→ What this task involves: Output the full listing below exactly as it reads, and skip anything that is a picture.

→ Data shown:
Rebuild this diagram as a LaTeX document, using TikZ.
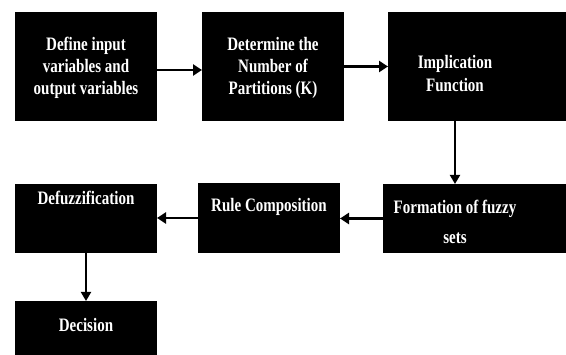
\documentclass[tikz,border=0pt]{standalone}
\usepackage{fontspec}
\setmainfont{Liberation Serif}[FakeStretch=0.79]
\usetikzlibrary{arrows.meta}
\begin{document}
\begin{tikzpicture}[x=1pt,y=1pt,
  box/.style={fill=black,draw=none,inner sep=0pt,outer sep=0pt},
  txt/.style={text=white,font=\bfseries\fontsize{19}{22}\selectfont,align=center,inner sep=0pt},
  arr/.style={line width=2.4pt,-{Triangle[length=9pt,width=11pt]}},
  varr/.style={line width=1.8pt,-{Triangle[length=9pt,width=10pt]}}]
\useasboundingbox (0,0) rectangle (566,-355);
\begin{scope}
\clip (0,0) rectangle (566,-355);
% boxes
\node[box,minimum width=142,minimum height=109] (b1) at (86,-66.5) {};
\node[box,minimum width=142,minimum height=109] (b2) at (273,-66.5) {};
\node[box,minimum width=182,minimum height=109] (b3) at (479,-66.5) {};
\node[box,minimum width=187,minimum height=69] (b4) at (476.5,-218.5) {};
\node[box,minimum width=142,minimum height=70] (b5) at (269,-218) {};
\node[box,minimum width=142,minimum height=69] (b6) at (86,-218.5) {};
\node[box,minimum width=142,minimum height=69] (b7) at (86,-335.5) {};
\end{scope}
% texts
\node[txt] (t1) at (86,-68) {Define input\\variables and\\output variables};
\node[txt] (t2) at (273,-68) {Determine the\\Number of\\Partitions (K)};
\node[txt,font=\bfseries\fontsize{19}{23}\selectfont] (t3) at (455,-73.5) {Implication\\Function};
\node[txt,font=\bfseries\fontsize{19}{30}\selectfont] (t4) at (455,-222) {Formation of fuzzy\\sets};
\node[txt] (t5) at (269,-207) {Rule Composition};
\node[txt] (t6) at (86,-198) {Defuzzification};
\node[txt] (t7) at (86,-325) {Decision};
% connectors
\draw[arr] ([yshift=-3.5]b1.east) -- ([yshift=-3.5]b2.west);
\draw[arr] (b2.east) -- (b2.east -| b3.west);
\draw[varr] (b3.south -| t3) -- (b4.north -| t3);
\draw[arr] (b4.west) -- (b4.west -| b5.east);
\draw[arr] (b5.west) -- (b5.west -| b6.east);
\draw[varr] (b6.south) -- (b7.north);
\end{tikzpicture}
\end{document}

→ Output for this exercise:
Rebuild this diagram as a LaTeX document, using TikZ.
\documentclass[tikz,border=0pt]{standalone}
\usepackage{fontspec}
\setmainfont{Liberation Serif}[FakeStretch=0.79]
\usetikzlibrary{arrows.meta}
\begin{document}
\begin{tikzpicture}[x=1pt,y=1pt,
  box/.style={fill=black,draw=none,inner sep=0pt,outer sep=0pt},
  txt/.style={text=white,font=\bfseries\fontsize{19}{22}\selectfont,align=center,inner sep=0pt},
  arr/.style={line width=2.4pt,-{Triangle[length=9pt,width=11pt]}},
  varr/.style={line width=1.8pt,-{Triangle[length=9pt,width=10pt]}}]
\useasboundingbox (0,0) rectangle (566,-355);
\begin{scope}
\clip (0,0) rectangle (566,-355);
% boxes
\node[box,minimum width=142,minimum height=109] (b1) at (86,-66.5) {};
\node[box,minimum width=142,minimum height=109] (b2) at (273,-66.5) {};
\node[box,minimum width=182,minimum height=109] (b3) at (479,-66.5) {};
\node[box,minimum width=187,minimum height=69] (b4) at (476.5,-218.5) {};
\node[box,minimum width=142,minimum height=70] (b5) at (269,-218) {};
\node[box,minimum width=142,minimum height=69] (b6) at (86,-218.5) {};
\node[box,minimum width=142,minimum height=69] (b7) at (86,-335.5) {};
\end{scope}
% texts
\node[txt] (t1) at (86,-68) {Define input\\variables and\\output variables};
\node[txt] (t2) at (273,-68) {Determine the\\Number of\\Partitions (K)};
\node[txt,font=\bfseries\fontsize{19}{23}\selectfont] (t3) at (455,-73.5) {Implication\\Function};
\node[txt,font=\bfseries\fontsize{19}{30}\selectfont] (t4) at (455,-222) {Formation of fuzzy\\sets};
\node[txt] (t5) at (269,-207) {Rule Composition};
\node[txt] (t6) at (86,-198) {Defuzzification};
\node[txt] (t7) at (86,-325) {Decision};
% connectors
\draw[arr] ([yshift=-3.5]b1.east) -- ([yshift=-3.5]b2.west);
\draw[arr] (b2.east) -- (b2.east -| b3.west);
\draw[varr] (b3.south -| t3) -- (b4.north -| t3);
\draw[arr] (b4.west) -- (b4.west -| b5.east);
\draw[arr] (b5.west) -- (b5.west -| b6.east);
\draw[varr] (b6.south) -- (b7.north);
\end{tikzpicture}
\end{document}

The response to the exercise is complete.